In 2004, Dan Wachtell wrote a series of dispatches for Slate from the National Scrabble Championship. In Part 4 of his series, titled “You Can’t Spell That on Television,” he describes the concessions that were made because the tournament final was broadcast on ESPN. Wachtell writes (the bold is mine, and his original language has been preserved to illustrate the point at issue):
A few years back, a dispute arose within the Scrabble community about whether players should be allowed to use vulgar or offensive words. A recreational player, who was Jewish, discovered that the meaning given for the word JEW in the Scrabble dictionary was a verb, meaning to haggle with someone over money. Not subscribing to the belief that in Scrabble the “words” have absolutely no meaning, she raised a fuss. Some people agreed with her—most notably the Anti-Defamation League—and about 170 words were ultimately expunged from the Scrabble dictionary. … All the obviously offensive words were removed, but so were seemingly innocuous ones like FART, PAPIST, and COMSYMP (COMmunist SYMPathizer); as well as obscure slurs that you probably never would have known were offensive, like ABO (ABOrigine) and SKIMO (Eskimo). Players protested vehemently and a compromise was forged: The official dictionary for home and school use would be censored, but the words in question would be acceptable for tournament play.
This year, the issue resurfaced because the tournament was to be televised. The National Scrabble Association made it clear that the 170 verboten words, while acceptable during the first 30 rounds, would not be allowed during the televised finals. (This was decided in conjunction with ESPN, apparently to avoid the wrath of the FCC.) The rules were made clear to all players before the tournament, and the list of bad words was provided to the two finalists the night before their match. If they were unsure whether a word they wanted to play during the game was acceptable, they were to consult an official.

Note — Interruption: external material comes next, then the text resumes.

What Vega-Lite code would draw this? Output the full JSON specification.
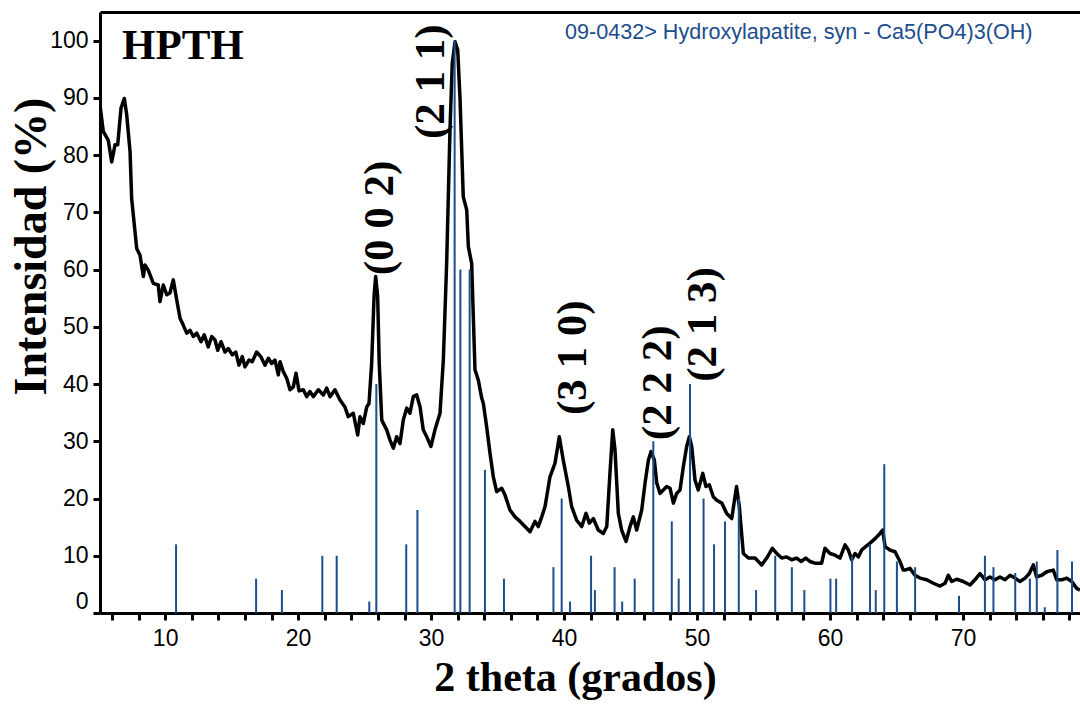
{
  "$schema": "https://vega.github.io/schema/vega-lite/v6.json",
  "width": 980,
  "height": 601,
  "autosize": {"type": "none"},
  "padding": {"left": 100, "top": 12, "right": 0, "bottom": 92},
  "background": "white",
  "config": {"view": {"stroke": null}},
  "datasets": {
    "curve": [
      {"t":5.10,"i":88.7},{"t":5.35,"i":84.1},{"t":5.72,"i":82.6},{"t":5.98,"i":78.8},{"t":6.23,"i":81.8},{"t":6.43,"i":81.8},{"t":6.68,"i":88.2},{"t":6.93,"i":89.9},{"t":7.11,"i":87.0},{"t":7.36,"i":80.6},{"t":7.48,"i":72.4},{"t":7.68,"i":67.8},{"t":7.86,"i":63.7},{"t":8.11,"i":62.5},{"t":8.36,"i":58.8},{"t":8.48,"i":60.8},{"t":8.73,"i":59.9},{"t":9.11,"i":57.6},{"t":9.48,"i":57.3},{"t":9.61,"i":54.4},{"t":9.86,"i":57.3},{"t":10.12,"i":55.6},{"t":10.36,"i":55.9},{"t":10.61,"i":58.2},{"t":10.87,"i":54.7},{"t":11.12,"i":51.5},{"t":11.36,"i":50.3},{"t":11.62,"i":48.9},{"t":11.87,"i":49.4},{"t":12.12,"i":48.3},{"t":12.37,"i":48.9},{"t":12.70,"i":47.4},{"t":12.94,"i":48.6},{"t":13.24,"i":46.5},{"t":13.50,"i":48.3},{"t":13.75,"i":47.7},{"t":13.95,"i":45.9},{"t":14.20,"i":47.4},{"t":14.50,"i":45.6},{"t":14.75,"i":46.2},{"t":15.05,"i":45.1},{"t":15.31,"i":45.6},{"t":15.55,"i":43.3},{"t":15.80,"i":44.8},{"t":16.00,"i":43.0},{"t":16.31,"i":44.2},{"t":16.55,"i":43.9},{"t":16.88,"i":45.6},{"t":17.19,"i":44.8},{"t":17.51,"i":43.3},{"t":17.76,"i":44.5},{"t":18.01,"i":43.6},{"t":18.26,"i":44.2},{"t":18.51,"i":41.6},{"t":18.64,"i":43.9},{"t":18.88,"i":42.2},{"t":19.14,"i":41.0},{"t":19.39,"i":39.0},{"t":19.64,"i":39.5},{"t":19.84,"i":41.9},{"t":20.07,"i":38.8},{"t":20.39,"i":39.0},{"t":20.65,"i":37.8},{"t":20.89,"i":38.7},{"t":21.14,"i":37.8},{"t":21.52,"i":39.0},{"t":21.90,"i":38.1},{"t":22.15,"i":39.3},{"t":22.40,"i":37.8},{"t":22.77,"i":39.0},{"t":23.15,"i":37.2},{"t":23.52,"i":36.0},{"t":23.77,"i":34.3},{"t":24.15,"i":34.9},{"t":24.48,"i":31.1},{"t":24.65,"i":34.3},{"t":24.90,"i":33.1},{"t":25.16,"i":36.0},{"t":25.33,"i":36.6},{"t":25.53,"i":43.6},{"t":25.71,"i":55.3},{"t":25.83,"i":58.8},{"t":25.98,"i":55.3},{"t":26.10,"i":43.6},{"t":26.29,"i":33.7},{"t":26.66,"i":32.0},{"t":26.91,"i":30.2},{"t":27.16,"i":28.8},{"t":27.41,"i":30.8},{"t":27.66,"i":29.6},{"t":27.91,"i":33.7},{"t":28.17,"i":35.8},{"t":28.41,"i":34.9},{"t":28.66,"i":37.8},{"t":28.92,"i":38.1},{"t":29.17,"i":36.0},{"t":29.41,"i":32.0},{"t":29.67,"i":30.8},{"t":29.99,"i":29.1},{"t":30.29,"i":32.0},{"t":30.67,"i":34.9},{"t":30.92,"i":44.2},{"t":31.17,"i":61.1},{"t":31.42,"i":84.4},{"t":31.59,"i":96.0},{"t":31.80,"i":99.8},{"t":32.00,"i":98.4},{"t":32.17,"i":90.2},{"t":32.42,"i":72.7},{"t":32.68,"i":70.4},{"t":32.80,"i":64.0},{"t":33.05,"i":61.1},{"t":33.30,"i":42.5},{"t":33.55,"i":40.7},{"t":33.81,"i":37.5},{"t":33.93,"i":36.6},{"t":34.18,"i":32.5},{"t":34.43,"i":27.9},{"t":34.68,"i":23.8},{"t":34.93,"i":21.2},{"t":35.31,"i":21.8},{"t":35.56,"i":20.6},{"t":35.93,"i":18.0},{"t":36.31,"i":16.8},{"t":36.69,"i":16.0},{"t":37.06,"i":15.1},{"t":37.44,"i":14.2},{"t":37.81,"i":16.0},{"t":38.06,"i":15.1},{"t":38.32,"i":16.8},{"t":38.57,"i":18.6},{"t":38.94,"i":23.8},{"t":39.32,"i":26.2},{"t":39.64,"i":30.8},{"t":39.94,"i":26.7},{"t":40.32,"i":22.1},{"t":40.57,"i":18.6},{"t":40.95,"i":16.2},{"t":41.33,"i":15.1},{"t":41.65,"i":17.4},{"t":41.90,"i":15.7},{"t":42.20,"i":16.5},{"t":42.57,"i":14.5},{"t":42.95,"i":13.9},{"t":43.21,"i":15.1},{"t":43.45,"i":24.4},{"t":43.66,"i":32.0},{"t":43.83,"i":28.5},{"t":44.08,"i":17.4},{"t":44.33,"i":14.5},{"t":44.66,"i":12.5},{"t":44.96,"i":15.1},{"t":45.21,"i":16.8},{"t":45.46,"i":14.5},{"t":45.84,"i":18.0},{"t":46.09,"i":22.7},{"t":46.34,"i":26.7},{"t":46.54,"i":28.2},{"t":46.79,"i":26.7},{"t":46.97,"i":22.7},{"t":47.22,"i":20.9},{"t":47.46,"i":21.5},{"t":47.72,"i":22.1},{"t":47.97,"i":21.8},{"t":48.22,"i":19.2},{"t":48.47,"i":20.9},{"t":48.72,"i":21.5},{"t":48.97,"i":25.6},{"t":49.22,"i":29.1},{"t":49.42,"i":30.8},{"t":49.60,"i":29.1},{"t":49.85,"i":23.2},{"t":50.09,"i":21.5},{"t":50.43,"i":24.4},{"t":50.67,"i":22.1},{"t":50.92,"i":22.4},{"t":51.22,"i":20.3},{"t":51.48,"i":19.7},{"t":51.86,"i":19.2},{"t":52.23,"i":17.4},{"t":52.61,"i":16.5},{"t":52.97,"i":22.1},{"t":53.18,"i":18.6},{"t":53.48,"i":10.4},{"t":53.86,"i":9.6},{"t":54.36,"i":9.6},{"t":54.86,"i":8.4},{"t":55.24,"i":9.6},{"t":55.66,"i":11.3},{"t":55.99,"i":10.4},{"t":56.37,"i":9.6},{"t":56.74,"i":9.8},{"t":57.12,"i":9.3},{"t":57.49,"i":9.6},{"t":57.82,"i":9.0},{"t":58.17,"i":9.6},{"t":58.49,"i":9.0},{"t":58.87,"i":8.7},{"t":59.37,"i":8.7},{"t":59.62,"i":11.3},{"t":60.00,"i":10.4},{"t":60.38,"i":10.1},{"t":60.75,"i":9.6},{"t":61.13,"i":11.9},{"t":61.38,"i":11.0},{"t":61.63,"i":9.3},{"t":61.88,"i":10.4},{"t":62.13,"i":9.8},{"t":62.38,"i":11.0},{"t":62.68,"i":11.6},{"t":63.01,"i":12.2},{"t":63.39,"i":13.0},{"t":63.76,"i":13.9},{"t":63.96,"i":14.5},{"t":64.14,"i":11.6},{"t":64.51,"i":11.0},{"t":64.89,"i":10.7},{"t":65.26,"i":9.0},{"t":65.51,"i":7.5},{"t":65.64,"i":7.5},{"t":66.01,"i":7.8},{"t":66.39,"i":6.6},{"t":66.77,"i":6.1},{"t":67.27,"i":5.8},{"t":67.77,"i":5.2},{"t":68.27,"i":4.7},{"t":68.65,"i":5.2},{"t":68.90,"i":6.6},{"t":69.15,"i":5.5},{"t":69.53,"i":5.9},{"t":70.02,"i":5.5},{"t":70.53,"i":4.9},{"t":70.90,"i":5.8},{"t":71.28,"i":6.9},{"t":71.66,"i":5.8},{"t":72.03,"i":6.3},{"t":72.41,"i":5.8},{"t":72.78,"i":6.3},{"t":73.16,"i":5.8},{"t":73.54,"i":6.6},{"t":73.91,"i":6.1},{"t":74.29,"i":5.5},{"t":74.67,"i":6.1},{"t":74.99,"i":6.9},{"t":75.29,"i":8.4},{"t":75.54,"i":6.3},{"t":75.92,"i":6.6},{"t":76.30,"i":7.2},{"t":76.79,"i":7.5},{"t":77.05,"i":5.8},{"t":77.42,"i":5.8},{"t":77.80,"i":6.1},{"t":78.18,"i":5.5},{"t":78.55,"i":4.3},{"t":78.80,"i":4.0}
    ],
    "sticks": [
      {"t":10.82,"i":12},{"t":16.84,"i":6},{"t":18.78,"i":4},{"t":21.82,"i":10},{"t":22.90,"i":10},{"t":25.35,"i":2},{"t":25.88,"i":40},{"t":28.13,"i":12},{"t":28.97,"i":18},{"t":31.77,"i":100},{"t":32.20,"i":60},{"t":32.90,"i":60},{"t":34.05,"i":25},{"t":35.48,"i":6},{"t":39.20,"i":8},{"t":39.82,"i":20},{"t":40.45,"i":2},{"t":42.03,"i":10},{"t":42.32,"i":4},{"t":43.80,"i":8},{"t":44.37,"i":2},{"t":45.31,"i":6},{"t":46.71,"i":30},{"t":48.10,"i":16},{"t":48.62,"i":6},{"t":49.47,"i":40},{"t":50.49,"i":20},{"t":51.28,"i":12},{"t":52.10,"i":16},{"t":53.14,"i":20},{"t":54.44,"i":4},{"t":55.88,"i":10},{"t":57.13,"i":8},{"t":58.07,"i":4},{"t":60.03,"i":6},{"t":60.46,"i":6},{"t":61.66,"i":10},{"t":63.01,"i":12},{"t":63.44,"i":4},{"t":64.08,"i":26},{"t":65.03,"i":9},{"t":66.40,"i":8},{"t":69.70,"i":3},{"t":71.65,"i":10},{"t":72.29,"i":8},{"t":73.93,"i":7},{"t":75.03,"i":6},{"t":75.55,"i":9},{"t":76.15,"i":1},{"t":77.10,"i":11},{"t":78.20,"i":9}
    ],
    "hkl": [
      {"t":26.16,"i":59.0,"label":"(0 0 2)"},
      {"t":30.00,"i":82.8,"label":"(2 1 1)"},
      {"t":40.67,"i":34.6,"label":"(3 1 0)"},
      {"t":47.06,"i":30.2,"label":"(2 2 2)"},
      {"t":50.45,"i":40.4,"label":"(2 1 3)"}
    ],
    "sample": [{"t":6.75,"i":96.8,"label":"HPTH"}],
    "ref": [{"t":40.07,"i":100.2,"label":"09-0432> Hydroxylapatite, syn - Ca5(PO4)3(OH)"}]
  },
  "resolve": {"axis": {"x": "independent", "y": "independent"}},
  "layer": [
    {
      "data": {"name": "curve"},
      "mark": {"type": "line", "color": "black", "strokeWidth": 3.5, "strokeJoin": "round", "clip": true},
      "encoding": {
        "x": {"field": "t", "type": "quantitative", "scale": {"domain": [5.1, 78.8], "nice": false, "zero": false},
          "axis": {"orient": "bottom", "values": [6,8,10,12,14,16,18,20,22,24,26,28,30,32,34,36,38,40,42,44,46,48,50,52,54,56,58,60,62,64,66,68,70,72,74,76,78],
            "labelExpr": "datum.value % 10 === 0 ? datum.label : ''", "labelFlush": false, "labelOverlap": false,
            "domainColor": "black", "domainWidth": 3, "tickColor": "black", "tickWidth": 3, "tickSize": 7,
            "labelFont": "Liberation Sans", "labelFontSize": 23, "labelColor": "black", "labelPadding": 7,
            "grid": false, "title": "2 theta (grados)", "titleFont": "Liberation Serif", "titleFontSize": 42, "titleFontWeight": "bold",
            "titleColor": "black", "titleX": 475, "titleY": 77, "titleBaseline": "alphabetic", "titleAlign": "center"}},
        "y": {"field": "i", "type": "quantitative", "scale": {"domain": [0, 105], "nice": false, "zero": false},
          "axis": {"orient": "left", "values": [0,10,20,30,40,50,60,70,80,90,100], "labelFlush": true, "grid": false,
            "domainColor": "black", "domainWidth": 3, "tickColor": "black", "tickWidth": 3, "tickSize": 7,
            "labelFont": "Liberation Sans", "labelFontSize": 23, "labelColor": "black", "labelPadding": 5,
            "title": "Intensidad (%)", "titleFont": "Liberation Serif", "titleFontSize": 46, "titleFontWeight": "bold",
            "titleColor": "black", "titleX": -55, "titleY": 234, "titleBaseline": "alphabetic", "titleAlign": "center", "titleAngle": 270}}
      }
    },
    {
      "data": {"name": "sticks"},
      "mark": {"type": "rule", "color": "#1c4d8c", "strokeWidth": 2},
      "encoding": {
        "x": {"field": "t", "type": "quantitative",
          "axis": {"orient": "top", "labels": false, "ticks": false, "grid": false, "title": null, "domainColor": "black", "domainWidth": 3}},
        "y": {"field": "i", "type": "quantitative", "axis": null},
        "y2": {"datum": 0}
      }
    },
    {
      "data": {"name": "hkl"},
      "mark": {"type": "text", "angle": 270, "align": "left", "baseline": "middle", "font": "Liberation Serif", "fontWeight": "bold", "fontSize": 43, "color": "black"},
      "encoding": {
        "x": {"field": "t", "type": "quantitative", "axis": null},
        "y": {"field": "i", "type": "quantitative", "axis": null},
        "text": {"field": "label"}
      }
    },
    {
      "data": {"name": "sample"},
      "mark": {"type": "text", "align": "left", "baseline": "alphabetic", "font": "Liberation Serif", "fontWeight": "bold", "fontSize": 43, "color": "black"},
      "encoding": {
        "x": {"field": "t", "type": "quantitative", "axis": null},
        "y": {"field": "i", "type": "quantitative", "axis": null},
        "text": {"field": "label"}
      }
    },
    {
      "data": {"name": "ref"},
      "mark": {"type": "text", "align": "left", "baseline": "alphabetic", "font": "Liberation Sans", "fontSize": 21.6, "color": "#1c4d8c"},
      "encoding": {
        "x": {"field": "t", "type": "quantitative", "axis": null},
        "y": {"field": "i", "type": "quantitative", "axis": null},
        "text": {"field": "label"}
      }
    }
  ]
}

In the weeks leading up to the match, many players had voiced objections to what they perceived to be hypocritical censorship. Viewers would not have been offended by many words on the list, like “ABO,” while they might very easily (if ignorantly) be offended by numerous unrestricted words like, say, FAGOTED or FAGOTING, which are forms of a verb meaning “to tie something, usual sticks, into a bundle” (or, as it’s known, a FAGOT), or by NIGGARD and NIGGARDLY, which of course just mean “stingy.” Perhaps most hilariously, one of the words on the no-no list is REDSKINS, which obviously appears on ESPN dozens of times every week during football season.
My friend and colleague Stefan Fatsis, the author of the indispensable book Word Freak, was part of ESPN’s broadcast team when the network aired the Scrabble championships in the mid-2000s. He confirms that the Washington NFL team’s nickname—which is labeled “usually offensive” by Merriam-Webster—was indeed on the list of words that could not be used during those tournament finals. Fatsis says everyone involved in the production was aware of the irony here: that the Worldwide Leader didn’t want to sully its airwaves with a word that constantly sullied its airwaves.
The pejorative term for Native Americans is still on Scrabble’s “POO List” of expurgated words, Fatsis adds. (The list is so named because POO is one of the words that’s not allowed.) Words on the POO List are no longer published in the Official Scrabble Players Dictionary, which is designed for home and school use. They are legal, though, in rated tournaments—except, it seems, those tournaments broadcast by ESPN.